The 2010 CBD meeting called for 17 percent of the terrestrial planet to be protected in some form and 10 percent of the oceans by this year. That goal was not reached — currently about 16 percent of the terrestrial planet has been protected, and less than 8 percent of marine ecosystems. So reaching the 2030 goal would require a near doubling of land protections and a quadrupling of ocean protections — all in the next decade.

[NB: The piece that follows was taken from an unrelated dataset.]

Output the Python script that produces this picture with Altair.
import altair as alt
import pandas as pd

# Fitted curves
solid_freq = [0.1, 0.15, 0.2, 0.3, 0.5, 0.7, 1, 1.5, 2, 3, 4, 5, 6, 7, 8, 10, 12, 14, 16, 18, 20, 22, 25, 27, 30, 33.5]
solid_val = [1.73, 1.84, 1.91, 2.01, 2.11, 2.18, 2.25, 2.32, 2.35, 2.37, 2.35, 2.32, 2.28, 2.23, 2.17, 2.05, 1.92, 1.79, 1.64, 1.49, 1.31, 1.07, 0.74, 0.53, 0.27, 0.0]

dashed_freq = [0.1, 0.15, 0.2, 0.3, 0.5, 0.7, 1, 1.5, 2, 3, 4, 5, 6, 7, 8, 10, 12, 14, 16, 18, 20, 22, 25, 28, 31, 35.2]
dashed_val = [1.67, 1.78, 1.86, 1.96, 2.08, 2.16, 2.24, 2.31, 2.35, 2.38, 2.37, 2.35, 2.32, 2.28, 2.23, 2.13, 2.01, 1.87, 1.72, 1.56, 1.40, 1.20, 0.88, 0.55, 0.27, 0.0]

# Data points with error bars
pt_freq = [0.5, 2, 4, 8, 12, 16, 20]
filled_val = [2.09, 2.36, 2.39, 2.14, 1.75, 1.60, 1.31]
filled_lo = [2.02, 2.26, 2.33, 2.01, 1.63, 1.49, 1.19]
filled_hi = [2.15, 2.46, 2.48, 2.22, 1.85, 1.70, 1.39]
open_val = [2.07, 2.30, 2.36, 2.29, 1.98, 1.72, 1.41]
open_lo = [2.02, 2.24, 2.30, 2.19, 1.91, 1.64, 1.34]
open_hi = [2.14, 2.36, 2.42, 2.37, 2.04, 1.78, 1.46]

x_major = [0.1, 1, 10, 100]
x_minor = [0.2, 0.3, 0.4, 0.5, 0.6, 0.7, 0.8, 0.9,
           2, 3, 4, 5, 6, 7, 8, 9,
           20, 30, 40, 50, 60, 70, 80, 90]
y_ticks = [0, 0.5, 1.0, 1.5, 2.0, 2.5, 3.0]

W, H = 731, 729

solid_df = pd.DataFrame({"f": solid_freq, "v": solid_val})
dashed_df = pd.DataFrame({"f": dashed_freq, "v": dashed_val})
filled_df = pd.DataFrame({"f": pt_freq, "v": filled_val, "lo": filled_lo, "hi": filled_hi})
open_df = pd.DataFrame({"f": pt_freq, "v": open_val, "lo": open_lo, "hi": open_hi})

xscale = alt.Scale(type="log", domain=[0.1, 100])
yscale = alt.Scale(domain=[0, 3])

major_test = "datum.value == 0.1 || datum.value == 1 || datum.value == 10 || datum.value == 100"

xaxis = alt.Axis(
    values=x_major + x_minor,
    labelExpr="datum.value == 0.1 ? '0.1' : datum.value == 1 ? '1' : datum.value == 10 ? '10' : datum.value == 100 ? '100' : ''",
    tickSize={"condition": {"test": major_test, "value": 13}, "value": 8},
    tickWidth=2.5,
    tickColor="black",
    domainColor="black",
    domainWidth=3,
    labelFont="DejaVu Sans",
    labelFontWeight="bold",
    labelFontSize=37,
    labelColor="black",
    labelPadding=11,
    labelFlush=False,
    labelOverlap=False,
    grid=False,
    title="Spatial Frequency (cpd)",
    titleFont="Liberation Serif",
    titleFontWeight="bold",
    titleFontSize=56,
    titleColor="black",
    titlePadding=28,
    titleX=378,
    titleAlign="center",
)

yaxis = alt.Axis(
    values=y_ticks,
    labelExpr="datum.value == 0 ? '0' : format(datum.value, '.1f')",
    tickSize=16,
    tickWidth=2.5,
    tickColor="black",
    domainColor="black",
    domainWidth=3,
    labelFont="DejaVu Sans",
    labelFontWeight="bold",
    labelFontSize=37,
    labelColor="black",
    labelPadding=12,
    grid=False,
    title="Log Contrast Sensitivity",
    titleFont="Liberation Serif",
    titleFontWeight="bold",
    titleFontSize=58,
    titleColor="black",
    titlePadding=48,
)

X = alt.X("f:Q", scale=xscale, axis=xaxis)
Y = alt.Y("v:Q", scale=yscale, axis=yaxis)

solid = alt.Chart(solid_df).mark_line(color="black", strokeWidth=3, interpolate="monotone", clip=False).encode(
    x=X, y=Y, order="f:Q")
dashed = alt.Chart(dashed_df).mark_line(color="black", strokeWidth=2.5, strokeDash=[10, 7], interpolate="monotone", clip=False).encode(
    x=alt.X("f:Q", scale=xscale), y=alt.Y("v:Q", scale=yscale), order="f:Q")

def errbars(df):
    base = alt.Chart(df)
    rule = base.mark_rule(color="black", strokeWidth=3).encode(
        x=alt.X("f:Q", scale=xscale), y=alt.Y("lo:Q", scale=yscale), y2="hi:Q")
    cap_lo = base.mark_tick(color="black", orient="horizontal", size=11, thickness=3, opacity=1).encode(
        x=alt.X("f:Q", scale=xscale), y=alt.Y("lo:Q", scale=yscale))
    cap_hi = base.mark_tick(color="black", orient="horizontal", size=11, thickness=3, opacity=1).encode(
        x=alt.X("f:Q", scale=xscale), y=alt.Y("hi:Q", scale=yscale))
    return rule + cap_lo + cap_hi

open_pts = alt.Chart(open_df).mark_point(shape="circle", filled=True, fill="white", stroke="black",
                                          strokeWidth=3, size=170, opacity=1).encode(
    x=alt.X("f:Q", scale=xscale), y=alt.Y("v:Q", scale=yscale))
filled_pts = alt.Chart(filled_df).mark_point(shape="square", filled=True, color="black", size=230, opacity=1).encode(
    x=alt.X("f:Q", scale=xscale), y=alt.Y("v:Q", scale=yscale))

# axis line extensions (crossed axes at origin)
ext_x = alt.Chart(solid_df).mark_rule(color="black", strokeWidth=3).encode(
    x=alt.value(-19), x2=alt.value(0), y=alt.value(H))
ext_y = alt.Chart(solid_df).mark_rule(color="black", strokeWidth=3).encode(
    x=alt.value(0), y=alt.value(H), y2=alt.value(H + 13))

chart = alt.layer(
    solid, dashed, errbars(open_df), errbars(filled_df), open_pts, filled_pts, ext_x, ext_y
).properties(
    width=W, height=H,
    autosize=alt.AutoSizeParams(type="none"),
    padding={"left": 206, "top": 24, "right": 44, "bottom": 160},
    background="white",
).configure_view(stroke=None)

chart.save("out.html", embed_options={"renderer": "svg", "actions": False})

It's a daunting challenge, even if the will is there, with some countries — notably Brazil and the U.S. — moving in the opposite direction. Brazilian President Jair Bolsonaro has opened up the Amazon rainforest to an onslaught of land-clearing, logging, and agricultural development. And last year the Trump Administration eliminated the Landscape Conservation Cooperative Network, an Obama-era program that created 22 research centers to tackle landscape-level conservation problems across the U.S. The Trump administration also is either opening up, or proposing to open up, large areas of protected federal lands to oil and gas drilling and other resource exploitation, including the vast Arctic National Wildlife Refuge in Alaska.
It's estimated that the U.S. alone loses a football field of nature every 30 seconds. Far more natural lands are being lost in the Brazilian Amazon, with more than 10 square miles of rainforest being burned or cleared every day.